Massis s'est longuement consacré au journalisme. Il a fait ses débuts à L'Opinion avant d'être rédacteur en chef à la Revue universelle, proche de l'Action française, de 1920 à 1936, puis directeur de ce même journal de 1936 à 1944. Il assiste aux banquets du cercle Fustel de Coulanges, proche aussi de l'Action française ; il le préside en 1935.
Pour faire contre-feu à la condamnation de l'Italie par la Société des Nations en 1935 après l'invasion de l'Éthiopie, Massis, partisan d'une entente avec la dictature fasciste de Mussolini, se fait le porte-parole d'une certaine droite lorsqu'il rédige le Manifeste des intellectuels français pour la défense de l'Occident et la paix en Europe. Avec son ami Robert Brasillach, il publie un ouvrage à la gloire de la dictature franquiste : Les cadets de l'Alcazar. En 1938, il visite le Portugal et manifeste son appui au dictateur Salazar.
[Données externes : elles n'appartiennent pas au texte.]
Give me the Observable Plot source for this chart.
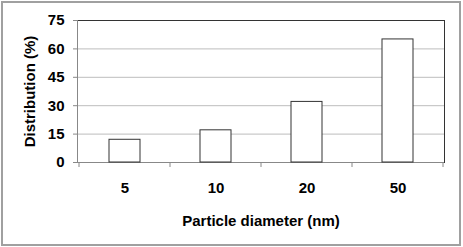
<!DOCTYPE html>
<html>
<head>
<meta charset="utf-8">
<script src="https://cdn.jsdelivr.net/npm/d3@7"></script>
<script src="https://cdn.jsdelivr.net/npm/@observablehq/plot@0.6"></script>
<style>
  html, body { margin: 0; padding: 0; background: #fff; }
  #chart { width: 463px; height: 247px; }
</style>
</head>
<body>
<div id="chart"></div>
<script>
const diameters = ["5", "10", "20", "50"];
const distribution = [12, 17, 32, 65];
const yTicks = [0, 15, 30, 45, 60, 75];
const gridValues = [15, 30, 45, 60];

const data = diameters.map((d, i) => ({d, v: distribution[i]}));

// tick marks at band boundaries, drawn from the x band scale
function bandBoundaryTicks(index, scales, values, dimensions) {
  const x = scales.x, y = scales.y;
  const step = x.step(), bw = x.bandwidth();
  const g = d3.create("svg:g").attr("stroke", "#888").attr("stroke-width", 1);
  const xs = diameters.map(d => x(d) + bw / 2 - step / 2);
  xs.push(x(diameters[diameters.length - 1]) + bw / 2 + step / 2);
  const y0 = y(0);
  for (const px of xs) {
    g.append("line").attr("x1", px).attr("x2", px).attr("y1", y0).attr("y2", y0 + 5);
  }
  return g.node();
}

const plot = Plot.plot({
  width: 463,
  height: 247,
  marginLeft: 77,
  marginRight: 19,
  marginTop: 20,
  marginBottom: 85,
  style: {fontFamily: "'Liberation Sans', Arial, sans-serif", fontSize: "15px", fontWeight: "bold", color: "#000", background: "#fff"},
  x: {domain: diameters, paddingInner: 0.66, paddingOuter: 0.33},
  y: {domain: [0, 75]},
  marks: [
    Plot.ruleY(gridValues, {stroke: "#bdbdbd", strokeWidth: 1}),
    Plot.ruleY([75], {stroke: "#333"}),
    Plot.frame({anchor: "right", stroke: "#333"}),
    Plot.frame({anchor: "left", stroke: "#888"}),
    Plot.ruleY([0], {stroke: "#888"}),
    Plot.barY(data, {x: "d", y: "v", fill: "white", stroke: "#333", strokeWidth: 1}),
    Plot.axisY({ticks: yTicks, tickSize: 4, tickPadding: 9, stroke: "#888", fill: "#000",
      label: "Distribution (%)", labelAnchor: "center", labelArrow: "none", labelOffset: 53,
      fontSize: 15, fontWeight: "bold"}),
    Plot.axisX({tickSize: 0, tickPadding: 20, fill: "#000",
      label: "Particle diameter (nm)", labelAnchor: "center", labelArrow: "none", labelOffset: 63,
      fontSize: 15, fontWeight: "bold"}),
    bandBoundaryTicks
  ]
});

d3.select(plot).append("rect")
  .attr("x", 2).attr("y", 2).attr("width", 458).attr("height", 243)
  .attr("fill", "none").attr("stroke", "#a0a0a0").attr("stroke-width", 2);

document.getElementById("chart").appendChild(plot);
</script>
</body>
</html>
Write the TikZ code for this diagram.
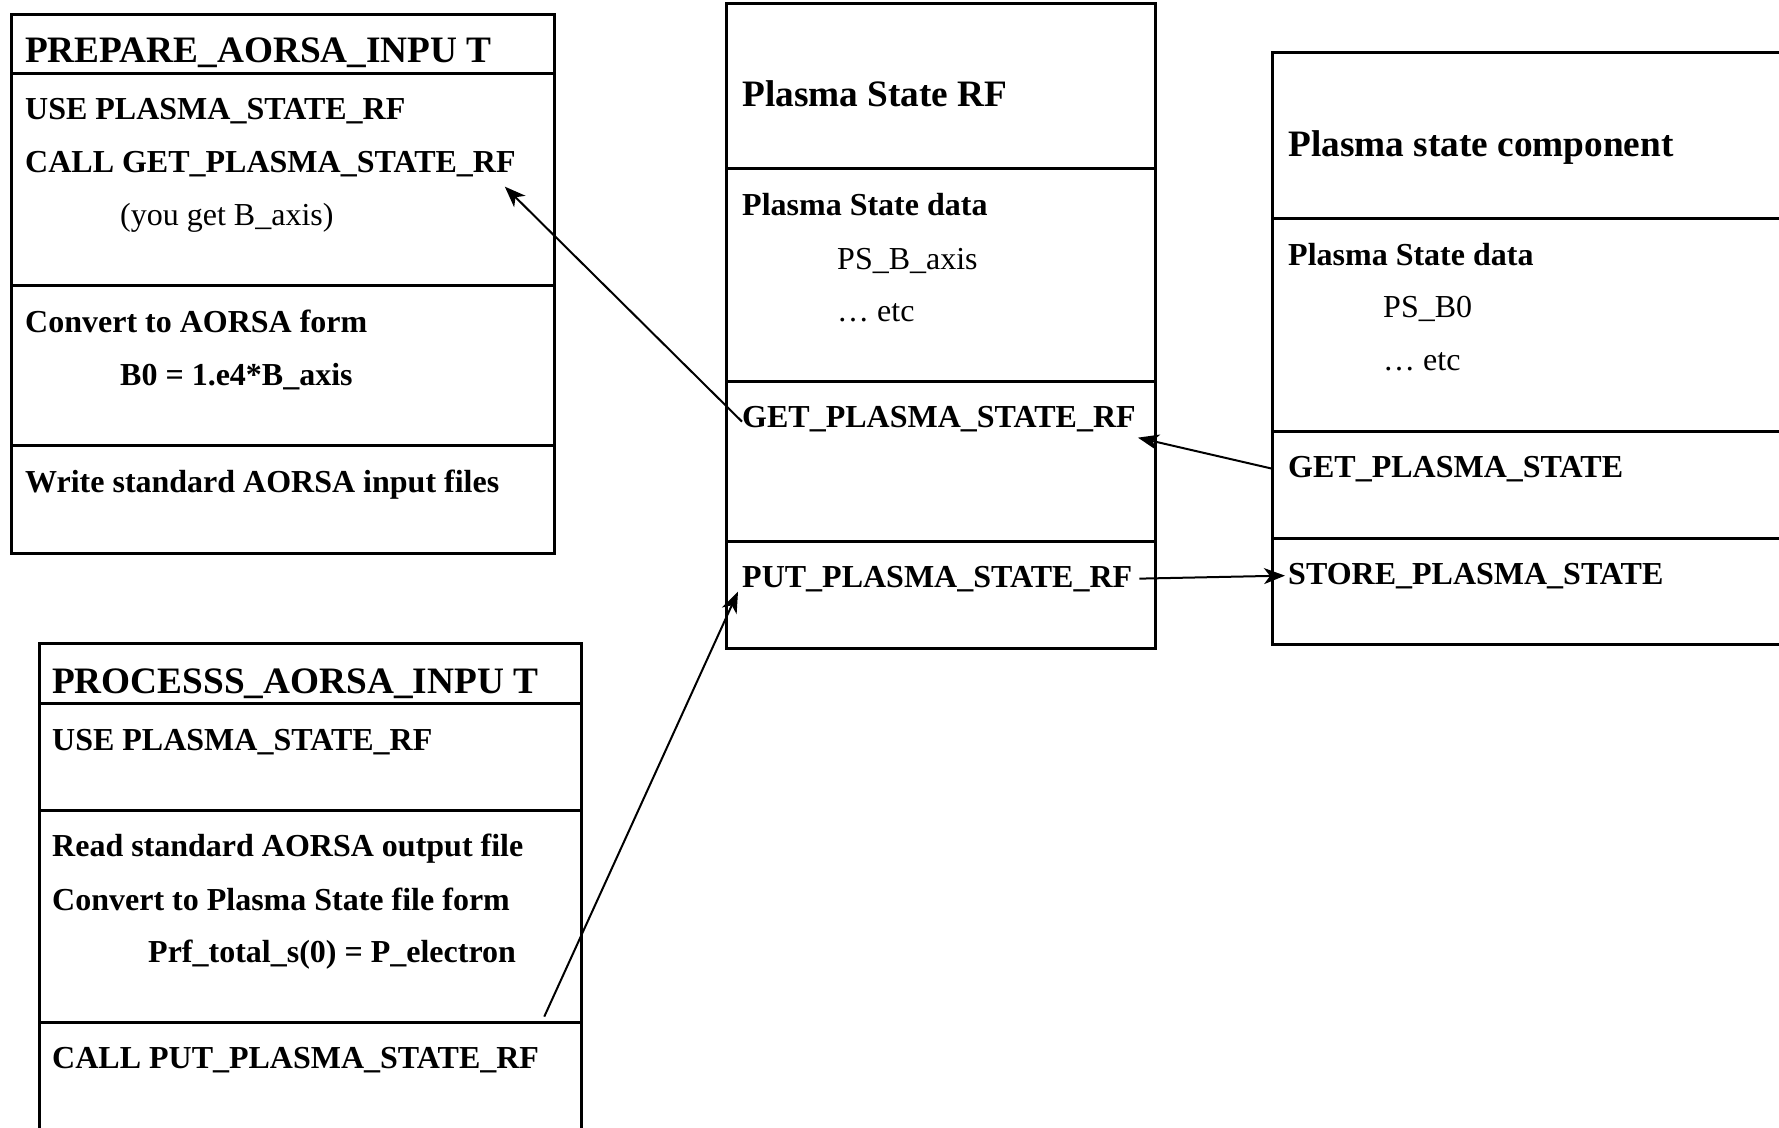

Comme pour ses confrères de l'Action française, la germanophobie de Massis lui fait condamner — logiquement — le régime hitlérien[4],[5].
Face à la NRF, Henri Massis essaie de mettre sur pied avec Jacques Maritain une sorte de NRF catholique avec la collection du Roseau d'Or publiée chez Plon.
Journaliste et pétainiste sous l’Occupation
Officier d'état-major du général Charles Huntziger durant la « drôle de guerre », il est, après l'armistice, brièvement chargé de mission à l'état-major du général Maxime Weygand - il y gagne une seconde croix de guerre - puis au cabinet du ministre des anciens combattants et de la famille Jean Ybarnégaray : il affirme alors qu'il veut « accomplir une œuvre de redressement à destination de la jeunesse, mais en évitant tout ce qui pourrait avoir l'air d'être copié (...) Pas d'importation de foi, de patriotisme, pas d'idéal venu d'au-delà de nos frontières, surtout[6]! »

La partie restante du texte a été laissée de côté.